Corianton had done wrong. He had not only committed a serious sin, but had done so while representing the church as a missionary under the leadership of his father, Alma. His actions had embarrassed his father and had weakened the credibility of his fellow missionaries (Alma 39:1-12).
As you might expect, Alma reproved his son. He clearly identified Corianton’s sins, emphasized their seriousness, and urged him to repent. But then he did something you might not expect: he answered Corianton’s questions:
- “I will ease your mind,” he said, on the subject of how they could know of the coming of Christ in advance (Alma 39:17-19).
- “I perceive that thy mind is worried concerning the resurrection of the dead,” he said, and provided his perspectives on the difference between the spirit world and the resurrection (Alma 40:1).
- “I perceive that thy mind has been worried also” about the concept of restoration, he continued. “But behold, I will explain it unto thee” (Alma 41:1).
- “I perceive there is somewhat more which doth worry your mind,” he added: whether it is really appropriate for sinners to be punished. “Now behold, my son,I will explain this thing unto thee” (Alma 42:1-2).

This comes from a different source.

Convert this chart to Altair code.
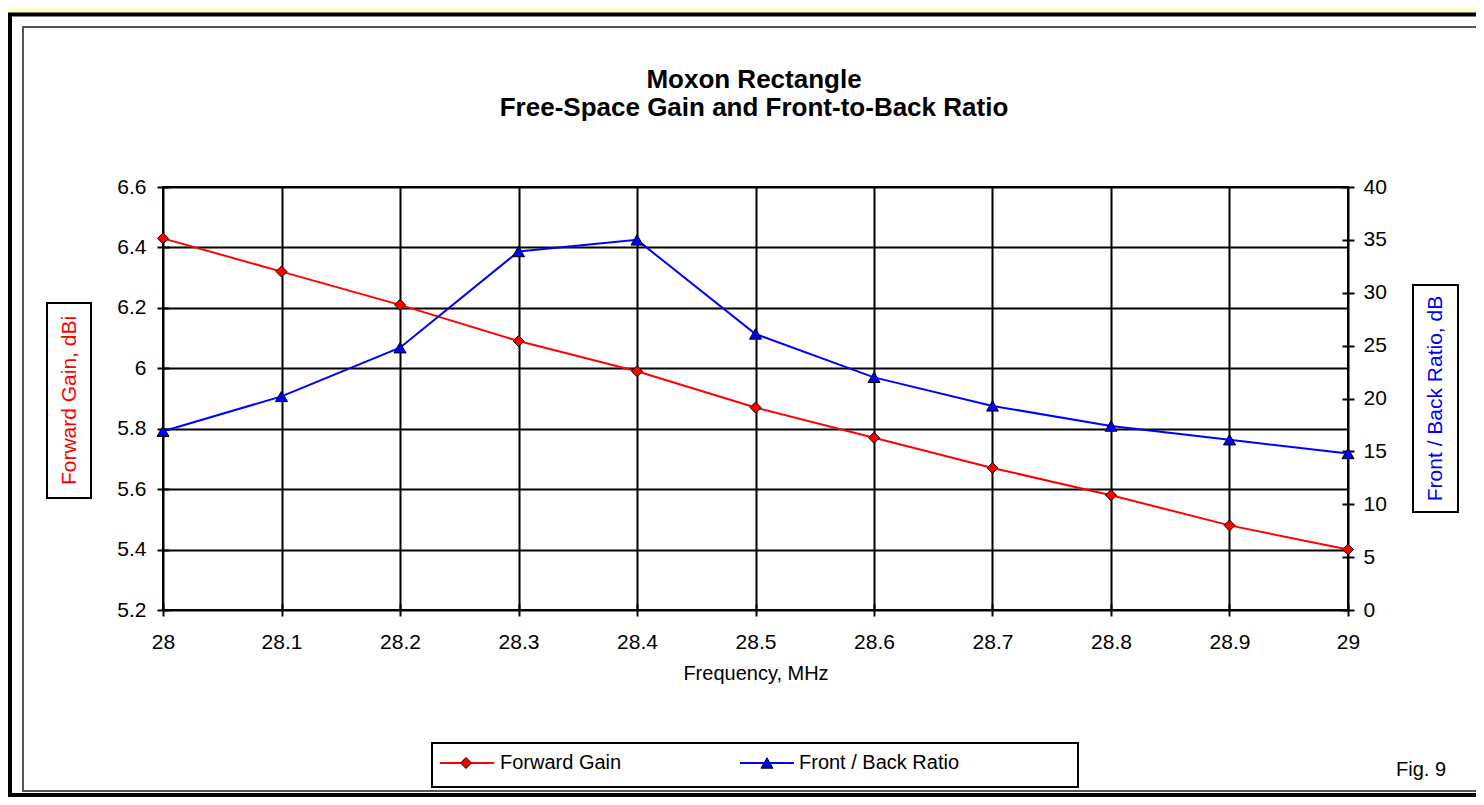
import altair as alt
import pandas as pd

# ---- data ----
freq = [28.0, 28.1, 28.2, 28.3, 28.4, 28.5, 28.6, 28.7, 28.8, 28.9, 29.0]
gain = [6.43, 6.32, 6.21, 6.09, 5.99, 5.87, 5.77, 5.67, 5.58, 5.48, 5.40]
fb = [16.9, 20.2, 24.8, 33.9, 35.0, 26.1, 22.0, 19.3, 17.4, 16.1, 14.8]

x_ticks = [28.0, 28.1, 28.2, 28.3, 28.4, 28.5, 28.6, 28.7, 28.8, 28.9, 29.0]
gain_ticks = [5.2, 5.4, 5.6, 5.8, 6.0, 6.2, 6.4, 6.6]
fb_ticks = [0, 5, 10, 15, 20, 25, 30, 35, 40]

title_lines = "Moxon Rectangle\nFree-Space Gain and Front-to-Back Ratio"
gain_label = "Forward Gain"
fb_label = "Front / Back Ratio"
gain_axis_title = "Forward Gain, dBi"
fb_axis_title = "Front / Back Ratio, dB"
x_title = "Frequency, MHz"
fig_label = "Fig. 9"

df = pd.DataFrame({"freq": freq, "gain": gain, "fb": fb})
one = pd.DataFrame({"k": [0]})

FONT = "Liberation Sans"
W, H = 1185, 423
PAD = {"left": 155, "top": 179, "right": 128, "bottom": 187}
YELLOW = "#FFFFC6"

x_enc = alt.X(
    "freq:Q",
    scale=alt.Scale(domain=[28, 29], nice=False, zero=False),
    axis=alt.Axis(
        orient="bottom", values=x_ticks, format="~f", title=x_title,
        offset=-6, tickSize=12, labelPadding=15, titlePadding=11, grid=True,
        labelFlush=False,
    ),
)

gain_chart = alt.Chart(df).mark_line(
    color="#FF0000", strokeWidth=2,
    point=alt.OverlayMarkDef(shape="diamond", filled=True, fill="#FF0000",
                             stroke="black", strokeWidth=1, size=121, opacity=1),
).encode(
    x=x_enc,
    y=alt.Y("gain:Q", scale=alt.Scale(domain=[5.2, 6.6], nice=False, zero=False),
            axis=alt.Axis(orient="left", values=gain_ticks, format="~f", title=None,
                          offset=-6, tickSize=12, labelPadding=11, grid=True,
                          labelFlush=False)),
)

fb_chart = alt.Chart(df).mark_line(
    color="#0000FF", strokeWidth=2,
    point=alt.OverlayMarkDef(shape="triangle-up", filled=True, fill="#0000FF",
                             stroke="black", strokeWidth=1, size=144, opacity=1),
).encode(
    x=x_enc,
    y=alt.Y("fb:Q", scale=alt.Scale(domain=[0, 40], nice=False, zero=True),
            axis=alt.Axis(orient="right", values=fb_ticks, format="~f", title=None,
                          offset=-6, tickSize=12, labelPadding=9, grid=False,
                          labelFlush=False)),
)


def box(x, x2, y, y2, **kw):
    return alt.Chart(one).mark_rect(**kw).encode(
        x=alt.value(x), x2=alt.value(x2), y=alt.value(y), y2=alt.value(y2))


def txt(t, x, y, **kw):
    base = dict(font=FONT, fontSize=20, color="black")
    base.update(kw)
    return alt.Chart(one).mark_text(**base).encode(
        x=alt.value(x), y=alt.value(y), text=alt.value(t))


def rule(x, x2, y, color):
    return alt.Chart(one).mark_rule(color=color, strokeWidth=2).encode(
        x=alt.value(x), x2=alt.value(x2), y=alt.value(y))


def sym(x, y, shape, color, size):
    return alt.Chart(one).mark_point(shape=shape, filled=True, fill=color,
                                     stroke="black", strokeWidth=1, size=size,
                                     opacity=1).encode(
        x=alt.value(x), y=alt.value(y))


# decorative frame
yellow_strip = box(-160, 1320, -185, -174, fill=YELLOW)
outer_frame = box(-153, 1330, -172.5, 608, fill="transparent", stroke="black", strokeWidth=4)
inner_frame = box(-140, 1330, -160, 604, fill="transparent", stroke="#555555", strokeWidth=2)
left_box = box(-116, -72, 116, 311, fill="transparent", stroke="black", strokeWidth=2)
right_box = box(1250, 1295, 98, 325, fill="transparent", stroke="black", strokeWidth=2)
legend_box = box(269, 915, 556, 600, fill="transparent", stroke="black", strokeWidth=2)

title = txt(title_lines, 591, -99, fontSize=26, fontWeight="bold",
            lineBreak="\n", lineHeight=28, align="center", baseline="alphabetic")
left_title = txt(gain_axis_title, -93, 213.5, angle=270, align="center",
                 baseline="middle", color="#FF0000", fontSize=21)
right_title = txt(fb_axis_title, 1273, 211.5, angle=270, align="center",
                  baseline="middle", color="#0000FF", fontSize=21)
fig = txt(fig_label, 1233, 583, align="left", baseline="middle")

leg = [
    rule(277, 331, 576, "#FF0000"),
    sym(303, 576, "diamond", "#FF0000", 121),
    txt(gain_label, 337, 576, align="left", baseline="middle"),
    rule(577, 631, 576, "#0000FF"),
    sym(604, 576, "triangle-up", "#0000FF", 144),
    txt(fb_label, 636, 576, align="left", baseline="middle"),
]

chart = alt.layer(
    yellow_strip, outer_frame, inner_frame, left_box, right_box, legend_box,
    gain_chart, fb_chart,
    title, left_title, right_title, fig, *leg,
).resolve_scale(
    y="independent"
).properties(
    width=W, height=H,
    padding=PAD,
    autosize=alt.AutoSizeParams(type="none"),
    background="white",
).configure_view(
    stroke="black", strokeWidth=2, fill="white",
).configure_axis(
    labelFont=FONT, labelFontSize=21, labelColor="black",
    titleFont=FONT, titleFontSize=20, titleFontWeight="normal", titleColor="black",
    tickColor="black", tickWidth=2, domain=False,
    gridColor="black", gridWidth=2, gridOpacity=1,
)

chart.save("out.html", embed_options={"renderer": "svg", "actions": False})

After answering these four questions, Alma said, “I desire that ye should let these things trouble you no more, and only let your sins trouble you, with that trouble which shall bring you down unto repentance.” (Alma 42:29).
These are not the words of an angry, vengeful man. These are the words of a concerned parent, who wants the best for his son, and who is willing to patiently teach, with confidence that his son’s misbehavior can be improved through a more accurate understanding.
After receiving the First Vision, Joseph Smith endured persecution from many people in his community. A religious leader treated the story “not only lightly, but with great contempt” (Joseph Smith—History 1:21). Joseph was shocked that people treated him so harshly just because they disagreed with what he was saying. Here’s how he described his situation:
Being of very tender years, and persecuted by those who ought to have been my friends and to have treated me kindly, and if they supposed me to be deluded to have endeavored in a proper and affectionate manner to have reclaimed me.Joseph Smith—History 1:28
Joseph later explained how we ought to treat people with whom we disagree:
If I esteem mankind to be in error, shall I bear them down? No. I will lift them up, and in their own way too, if I cannot persuade them my way is better; and I will not seek to compel any man to believe as I do, only by the force of reasoning, for truth will cut its own way.Teachings of Presidents of the Church: Joseph Smith, Chapter 29: “Living with Others in Peace and Harmony“
Today, I will follow the example of Alma and avoid the error of Joseph Smith’s leaders. When I interact with someone who seems to be misguided, I will trust their ability to learn, to change, and to accomplish great things in the future. If they are willing to listen, I will explain what I know, with confidence that my explanations will help them in their continued growth and progression.